___ Data entries ___

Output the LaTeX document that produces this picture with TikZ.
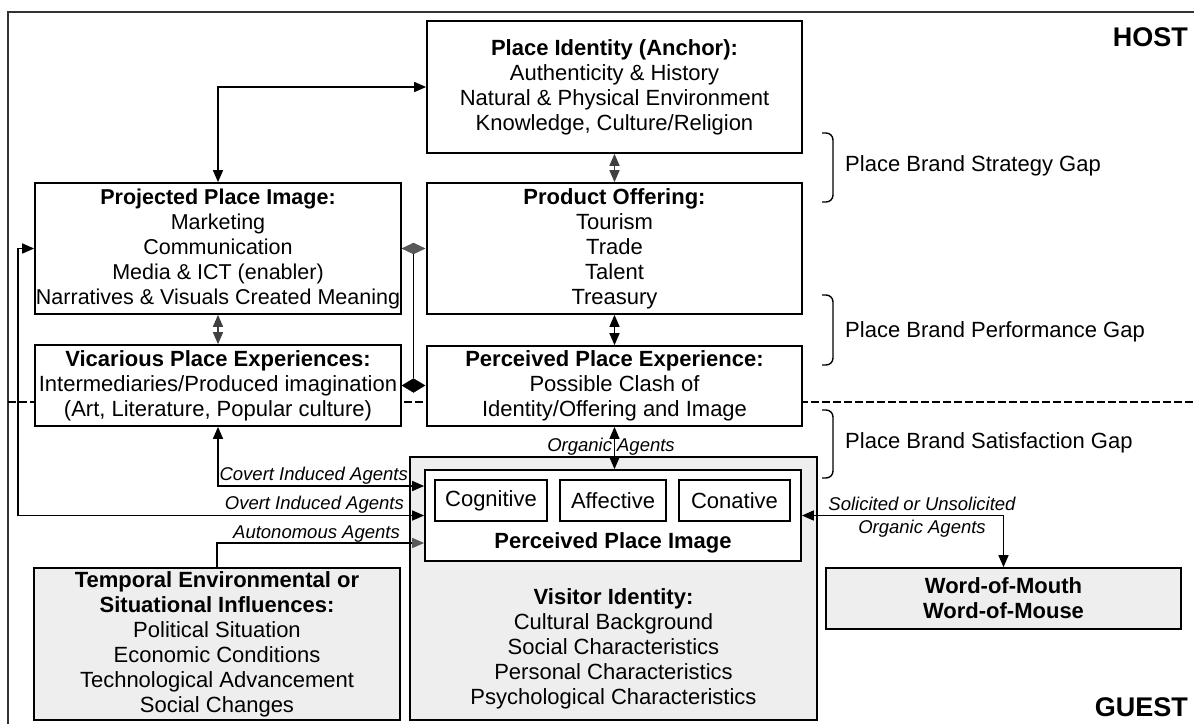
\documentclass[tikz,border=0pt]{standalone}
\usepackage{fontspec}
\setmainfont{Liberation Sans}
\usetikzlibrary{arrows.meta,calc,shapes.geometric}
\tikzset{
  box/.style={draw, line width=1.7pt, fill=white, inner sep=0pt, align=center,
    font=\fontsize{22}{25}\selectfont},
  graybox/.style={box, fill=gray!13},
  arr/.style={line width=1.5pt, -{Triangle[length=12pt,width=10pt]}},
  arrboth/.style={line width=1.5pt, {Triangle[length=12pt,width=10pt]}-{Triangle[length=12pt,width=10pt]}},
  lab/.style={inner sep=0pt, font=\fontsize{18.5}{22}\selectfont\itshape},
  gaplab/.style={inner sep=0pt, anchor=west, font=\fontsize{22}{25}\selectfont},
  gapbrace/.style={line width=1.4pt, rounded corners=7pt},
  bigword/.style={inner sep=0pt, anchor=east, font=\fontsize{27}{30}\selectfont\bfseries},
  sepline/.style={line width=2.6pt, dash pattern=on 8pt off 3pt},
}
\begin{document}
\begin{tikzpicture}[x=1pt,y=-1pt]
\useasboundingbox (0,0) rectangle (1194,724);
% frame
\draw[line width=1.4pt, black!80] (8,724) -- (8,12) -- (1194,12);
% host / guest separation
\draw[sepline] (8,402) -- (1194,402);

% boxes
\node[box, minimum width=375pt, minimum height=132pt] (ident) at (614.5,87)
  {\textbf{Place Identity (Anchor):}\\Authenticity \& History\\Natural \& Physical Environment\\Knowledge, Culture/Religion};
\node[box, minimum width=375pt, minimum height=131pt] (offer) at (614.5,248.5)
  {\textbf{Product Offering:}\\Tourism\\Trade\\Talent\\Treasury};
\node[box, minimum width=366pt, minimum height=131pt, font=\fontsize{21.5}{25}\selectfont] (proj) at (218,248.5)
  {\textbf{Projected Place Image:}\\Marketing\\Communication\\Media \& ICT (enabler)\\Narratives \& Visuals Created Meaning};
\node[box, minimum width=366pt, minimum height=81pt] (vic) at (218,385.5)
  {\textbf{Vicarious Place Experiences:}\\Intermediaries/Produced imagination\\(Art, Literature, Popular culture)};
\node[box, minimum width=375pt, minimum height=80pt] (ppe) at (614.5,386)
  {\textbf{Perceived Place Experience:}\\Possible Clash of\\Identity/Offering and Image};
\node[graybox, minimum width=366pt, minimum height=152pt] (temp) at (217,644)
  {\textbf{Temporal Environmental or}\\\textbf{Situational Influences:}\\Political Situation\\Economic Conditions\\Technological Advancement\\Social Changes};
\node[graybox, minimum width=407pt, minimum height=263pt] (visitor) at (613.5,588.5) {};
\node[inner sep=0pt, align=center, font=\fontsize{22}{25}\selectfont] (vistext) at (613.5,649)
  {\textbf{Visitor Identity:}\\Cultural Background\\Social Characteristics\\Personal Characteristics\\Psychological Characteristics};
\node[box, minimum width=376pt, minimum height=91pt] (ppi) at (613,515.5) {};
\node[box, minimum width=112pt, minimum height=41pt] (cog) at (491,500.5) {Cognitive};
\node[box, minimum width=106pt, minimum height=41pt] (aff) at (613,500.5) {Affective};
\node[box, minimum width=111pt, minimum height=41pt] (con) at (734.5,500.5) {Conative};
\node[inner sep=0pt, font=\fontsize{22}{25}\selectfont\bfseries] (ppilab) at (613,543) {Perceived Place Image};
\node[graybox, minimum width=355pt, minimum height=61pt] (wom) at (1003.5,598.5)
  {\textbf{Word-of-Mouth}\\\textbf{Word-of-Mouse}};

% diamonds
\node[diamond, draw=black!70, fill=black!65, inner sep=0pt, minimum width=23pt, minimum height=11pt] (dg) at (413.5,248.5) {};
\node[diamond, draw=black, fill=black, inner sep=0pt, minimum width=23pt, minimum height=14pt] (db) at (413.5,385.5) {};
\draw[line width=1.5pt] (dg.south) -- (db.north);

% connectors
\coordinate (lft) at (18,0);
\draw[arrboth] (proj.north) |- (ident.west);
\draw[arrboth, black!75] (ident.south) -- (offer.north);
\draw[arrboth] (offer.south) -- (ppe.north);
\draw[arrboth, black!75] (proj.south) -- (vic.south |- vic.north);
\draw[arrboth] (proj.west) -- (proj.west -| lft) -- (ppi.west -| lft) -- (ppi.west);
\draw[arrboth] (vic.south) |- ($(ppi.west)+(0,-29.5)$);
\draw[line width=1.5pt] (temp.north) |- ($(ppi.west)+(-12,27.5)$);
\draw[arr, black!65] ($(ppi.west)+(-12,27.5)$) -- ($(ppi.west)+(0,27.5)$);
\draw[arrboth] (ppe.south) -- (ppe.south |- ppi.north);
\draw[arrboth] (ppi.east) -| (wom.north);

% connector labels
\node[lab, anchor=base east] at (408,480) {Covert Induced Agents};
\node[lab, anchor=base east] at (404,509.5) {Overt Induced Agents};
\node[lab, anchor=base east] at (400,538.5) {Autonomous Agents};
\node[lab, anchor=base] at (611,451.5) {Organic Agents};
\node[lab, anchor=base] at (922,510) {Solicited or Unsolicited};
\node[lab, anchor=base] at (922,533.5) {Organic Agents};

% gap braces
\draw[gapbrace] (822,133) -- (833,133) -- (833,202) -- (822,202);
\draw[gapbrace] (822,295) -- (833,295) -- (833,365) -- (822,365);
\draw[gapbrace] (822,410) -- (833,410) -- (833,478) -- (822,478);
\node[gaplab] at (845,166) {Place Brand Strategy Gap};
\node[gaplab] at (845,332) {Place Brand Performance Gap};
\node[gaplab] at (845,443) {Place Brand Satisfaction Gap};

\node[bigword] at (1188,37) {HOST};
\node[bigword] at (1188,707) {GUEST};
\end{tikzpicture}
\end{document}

___
___ Data entries ___

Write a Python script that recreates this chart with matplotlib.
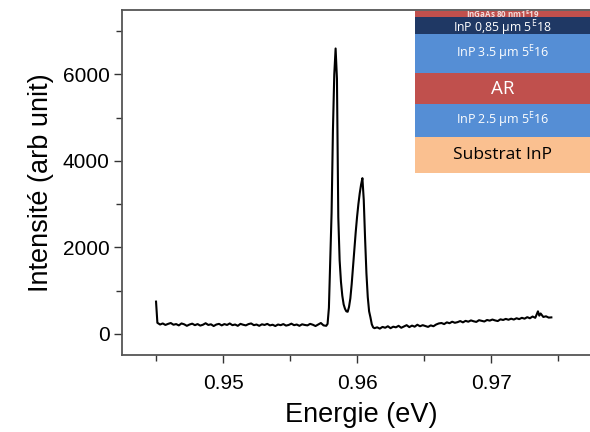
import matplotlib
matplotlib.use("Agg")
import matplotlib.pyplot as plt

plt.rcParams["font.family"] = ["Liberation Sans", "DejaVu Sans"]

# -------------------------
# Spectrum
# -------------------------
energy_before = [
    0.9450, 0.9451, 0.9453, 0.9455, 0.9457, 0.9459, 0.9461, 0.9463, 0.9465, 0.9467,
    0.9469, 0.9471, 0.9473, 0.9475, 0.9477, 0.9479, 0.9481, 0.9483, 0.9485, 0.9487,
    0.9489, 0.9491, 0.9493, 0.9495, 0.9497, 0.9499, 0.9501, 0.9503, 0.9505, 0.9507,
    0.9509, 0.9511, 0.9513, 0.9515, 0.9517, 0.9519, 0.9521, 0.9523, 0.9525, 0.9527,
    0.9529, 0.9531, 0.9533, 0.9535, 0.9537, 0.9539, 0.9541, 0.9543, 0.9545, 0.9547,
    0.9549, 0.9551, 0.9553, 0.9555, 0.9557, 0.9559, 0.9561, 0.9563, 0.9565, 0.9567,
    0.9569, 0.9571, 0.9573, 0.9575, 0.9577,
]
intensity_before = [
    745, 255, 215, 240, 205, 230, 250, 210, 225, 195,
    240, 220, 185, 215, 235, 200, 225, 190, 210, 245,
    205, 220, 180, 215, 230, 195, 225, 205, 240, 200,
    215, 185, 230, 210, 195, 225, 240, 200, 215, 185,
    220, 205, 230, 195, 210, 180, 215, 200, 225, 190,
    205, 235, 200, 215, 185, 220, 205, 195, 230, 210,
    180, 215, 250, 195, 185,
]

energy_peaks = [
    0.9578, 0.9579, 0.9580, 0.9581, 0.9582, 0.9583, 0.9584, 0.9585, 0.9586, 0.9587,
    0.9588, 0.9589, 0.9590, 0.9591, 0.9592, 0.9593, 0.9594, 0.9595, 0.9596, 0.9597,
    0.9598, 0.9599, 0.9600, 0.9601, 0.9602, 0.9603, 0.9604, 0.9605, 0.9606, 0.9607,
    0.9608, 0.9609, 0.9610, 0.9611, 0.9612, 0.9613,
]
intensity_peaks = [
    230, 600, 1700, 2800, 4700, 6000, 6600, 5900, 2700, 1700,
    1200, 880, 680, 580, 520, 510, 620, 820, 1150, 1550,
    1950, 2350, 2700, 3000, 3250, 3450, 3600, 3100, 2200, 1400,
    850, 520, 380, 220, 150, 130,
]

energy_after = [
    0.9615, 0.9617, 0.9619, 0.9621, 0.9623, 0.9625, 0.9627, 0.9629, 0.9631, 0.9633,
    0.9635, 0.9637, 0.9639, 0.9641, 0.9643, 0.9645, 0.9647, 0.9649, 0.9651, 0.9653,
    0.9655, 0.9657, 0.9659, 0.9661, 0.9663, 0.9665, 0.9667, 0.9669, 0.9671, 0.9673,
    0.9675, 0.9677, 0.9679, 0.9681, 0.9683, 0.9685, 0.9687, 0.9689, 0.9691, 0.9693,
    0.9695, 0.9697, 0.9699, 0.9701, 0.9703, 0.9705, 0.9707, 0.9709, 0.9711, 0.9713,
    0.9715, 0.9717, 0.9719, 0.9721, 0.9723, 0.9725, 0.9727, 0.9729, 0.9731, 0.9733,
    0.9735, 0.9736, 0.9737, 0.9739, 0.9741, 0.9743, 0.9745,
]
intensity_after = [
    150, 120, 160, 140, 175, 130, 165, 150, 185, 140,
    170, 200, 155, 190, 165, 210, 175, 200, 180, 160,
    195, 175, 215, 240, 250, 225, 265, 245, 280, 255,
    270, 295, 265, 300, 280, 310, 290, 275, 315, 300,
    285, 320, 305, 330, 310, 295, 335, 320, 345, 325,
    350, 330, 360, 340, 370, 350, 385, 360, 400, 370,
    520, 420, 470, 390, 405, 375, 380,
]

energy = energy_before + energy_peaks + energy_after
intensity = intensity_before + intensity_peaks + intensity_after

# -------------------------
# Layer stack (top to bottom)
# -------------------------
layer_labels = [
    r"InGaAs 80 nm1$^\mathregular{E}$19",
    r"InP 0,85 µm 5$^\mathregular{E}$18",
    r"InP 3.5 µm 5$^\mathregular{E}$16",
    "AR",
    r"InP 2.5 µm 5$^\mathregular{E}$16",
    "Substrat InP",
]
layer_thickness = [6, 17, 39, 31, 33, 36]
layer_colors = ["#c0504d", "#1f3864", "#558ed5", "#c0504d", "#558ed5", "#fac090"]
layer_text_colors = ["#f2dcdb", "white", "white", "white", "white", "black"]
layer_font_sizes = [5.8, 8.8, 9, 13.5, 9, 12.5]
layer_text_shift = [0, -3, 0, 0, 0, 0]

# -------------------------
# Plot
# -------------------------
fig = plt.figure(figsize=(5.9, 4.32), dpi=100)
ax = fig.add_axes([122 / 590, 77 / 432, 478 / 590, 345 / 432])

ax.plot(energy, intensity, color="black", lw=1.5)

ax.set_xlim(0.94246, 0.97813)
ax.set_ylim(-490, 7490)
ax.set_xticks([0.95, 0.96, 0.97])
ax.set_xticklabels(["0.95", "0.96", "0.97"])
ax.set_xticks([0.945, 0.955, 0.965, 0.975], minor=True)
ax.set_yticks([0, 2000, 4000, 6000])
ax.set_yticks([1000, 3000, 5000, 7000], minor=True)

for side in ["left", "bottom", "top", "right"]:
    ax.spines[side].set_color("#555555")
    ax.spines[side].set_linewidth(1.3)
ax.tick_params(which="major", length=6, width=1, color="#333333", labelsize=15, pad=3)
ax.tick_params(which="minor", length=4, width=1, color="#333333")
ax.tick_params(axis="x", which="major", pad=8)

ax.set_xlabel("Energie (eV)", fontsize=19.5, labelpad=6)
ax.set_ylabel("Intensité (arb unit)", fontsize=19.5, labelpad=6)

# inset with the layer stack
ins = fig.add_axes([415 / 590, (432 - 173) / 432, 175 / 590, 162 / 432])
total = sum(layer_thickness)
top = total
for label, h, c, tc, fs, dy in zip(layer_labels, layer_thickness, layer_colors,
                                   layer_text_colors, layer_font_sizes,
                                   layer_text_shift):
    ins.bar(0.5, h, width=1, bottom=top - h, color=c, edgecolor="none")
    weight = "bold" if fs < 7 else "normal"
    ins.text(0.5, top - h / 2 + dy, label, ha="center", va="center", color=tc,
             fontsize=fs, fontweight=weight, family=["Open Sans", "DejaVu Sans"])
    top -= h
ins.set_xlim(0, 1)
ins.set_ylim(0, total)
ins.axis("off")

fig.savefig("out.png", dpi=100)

___

• _Given instruction_:
Look above for the line with "Output the LaTeX"; quote it and every line after it, stopping after the line with "(8,402) -- (1194,402);", exactly, with nothing added and without pictures.

• _Solution to this problem_:
Output the LaTeX document that produces this picture with TikZ.
\documentclass[tikz,border=0pt]{standalone}
\usepackage{fontspec}
\setmainfont{Liberation Sans}
\usetikzlibrary{arrows.meta,calc,shapes.geometric}
\tikzset{
  box/.style={draw, line width=1.7pt, fill=white, inner sep=0pt, align=center,
    font=\fontsize{22}{25}\selectfont},
  graybox/.style={box, fill=gray!13},
  arr/.style={line width=1.5pt, -{Triangle[length=12pt,width=10pt]}},
  arrboth/.style={line width=1.5pt, {Triangle[length=12pt,width=10pt]}-{Triangle[length=12pt,width=10pt]}},
  lab/.style={inner sep=0pt, font=\fontsize{18.5}{22}\selectfont\itshape},
  gaplab/.style={inner sep=0pt, anchor=west, font=\fontsize{22}{25}\selectfont},
  gapbrace/.style={line width=1.4pt, rounded corners=7pt},
  bigword/.style={inner sep=0pt, anchor=east, font=\fontsize{27}{30}\selectfont\bfseries},
  sepline/.style={line width=2.6pt, dash pattern=on 8pt off 3pt},
}
\begin{document}
\begin{tikzpicture}[x=1pt,y=-1pt]
\useasboundingbox (0,0) rectangle (1194,724);
% frame
\draw[line width=1.4pt, black!80] (8,724) -- (8,12) -- (1194,12);
% host / guest separation
\draw[sepline] (8,402) -- (1194,402);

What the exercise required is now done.